Simultaneous Equations

Simultaneous equations act as an entry point for understanding problems in linear algebra.

These equations have multiple unknown values that we want to solve. Solving a linear equation means finding a point at which a system of equations intersect. For example, the two lines below \( y = 2x - 2 \) and \( y = -\frac{1}{2}x + 5 \) intersect at point \( (2, 2) \) meaning that this is where the solution for this system of equations is.

Importantly, it is the co-efficients of the unknowns in different equations that describe how the equations behave. For example, in the well known form \( y = mx \) the \( m \) describes the actual character of the equation. Modifying \( m \) modifies the gradient.

To solve a system of equations with \( n \) unknowns requires at least \( n \) number of equation. So to solve a system of three dimensional equations \( x + y + z = m \) requires at least three equations.

Two Unknowns

A system of linear equations with two unknowns (namely \( x \) and \( y \)) can be stated as

\[ ax + by = m \]

\[ cx + dy = n \]

With unique co-efficients indicated by \( a \), \( b \), \( c \) and \( d \).

Parallel Lines

You can show that a system of two dimensional linear equations has a solution if the gradient of the two equations is different. For the system of equations

\[ ax + by = m \]

\[ cx + dy = n \]

A solution exists if

\[ ad - bc \neq 0 \]

If the gradient of the lines is the same it would mean that the lines are parallel and would never meet. Therefore there would be no solution.

To show this convert the standard form of the equations into y intercept form by dividing by the associated co-efficient of \( y \) and subtracting the \( x \) term.

\[ \frac{ax + by = m}{b} \]

\[ \frac{cx + dy = n}{d} \]

\[ \frac{a}{b}x + y = \frac{m}{b} \]

\[ \frac{c}{d}x + y = \frac{n}{d} \]

In standard form as

\[ y = - \frac{a}{b}x + \frac{m}{b} \]

\[ y = - \frac{c}{d}x + \frac{n}{d} \]

Now that the gradient is isolated as \( \frac{a}{b}x \) and \( \frac{c}{d}x \) respectively it is clear that if \( \frac{a}{b} = \frac{c}{d} \) then the lines are parallel and this system of equations does not have a solution.

This can be stated more elegantly by cross multiplying each side of the equation by their denominators to get

\[ ad = cb \]

If this case then the lines are parallel. This is just a restating of the above fractional form. This where the rule that if

\[ ad - cb \neq 0 \]

Then the lines are parallel and the system has no solution.

Overlayed Lines

A system of equations has an infinite number of solutions if the equations of the lines have the same gradient and the same \( y \) intercept. In this case the two equations in the system eseentially just express multiples of the same equation.

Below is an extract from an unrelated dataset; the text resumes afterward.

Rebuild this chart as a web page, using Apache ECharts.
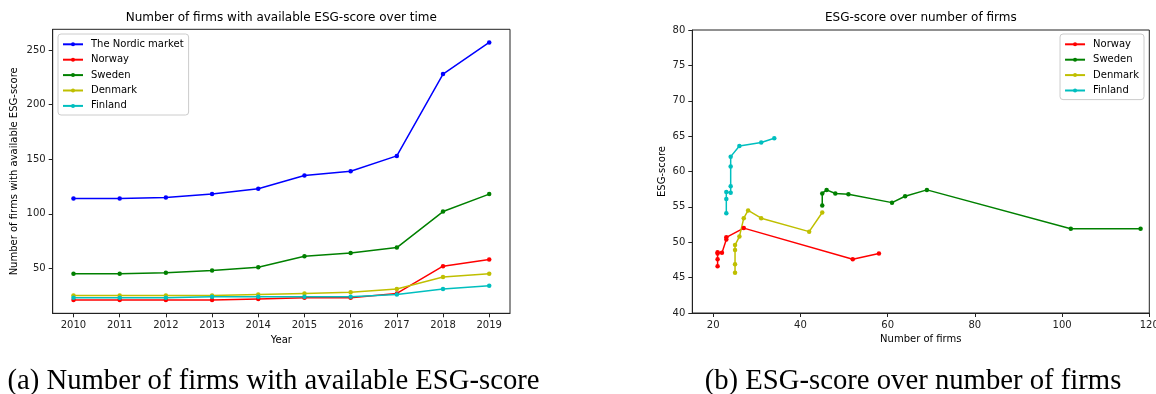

For the system of equations

\[ ax + by = m \]

\[ cx + dy = n \]

The system has infinite solutions

If \( ad - cb = 0 \) and \( dm - bn = 0 \)

We can build this rule from the above parallel line formula that was already described. For this rule we also take into account the \( y \) intercept which is expressed as \( \frac{m}{b} \) and \( \frac{n}{d} \). Therefore, the lines share the same intercept if

\[ \frac{m}{b} = \frac{n}{d} \]

Which can be re-written using cross multiplication in the subtractive form as

Lines share a y intercept if \( dm - bn = 0 \)

For example, the two equations below are just multiple forms of the equation \( y = 2x + 1 \)

\[ 2y - 4x = 2 \]

\[ 4y - 8x = 4 \]

If they are converted to \( y \) intercept form

\[ y = \frac{4}{2}x + \frac{2}{2} \]

\[ y = \frac{8}{4}x + \frac{4}{4} \]

It becomes evident that these are the same equation because they both share a gradient of \( 2 \) and a \(y \) intercept of \( 1 \). If they are graphed they overlay at each other and have a solution at every point.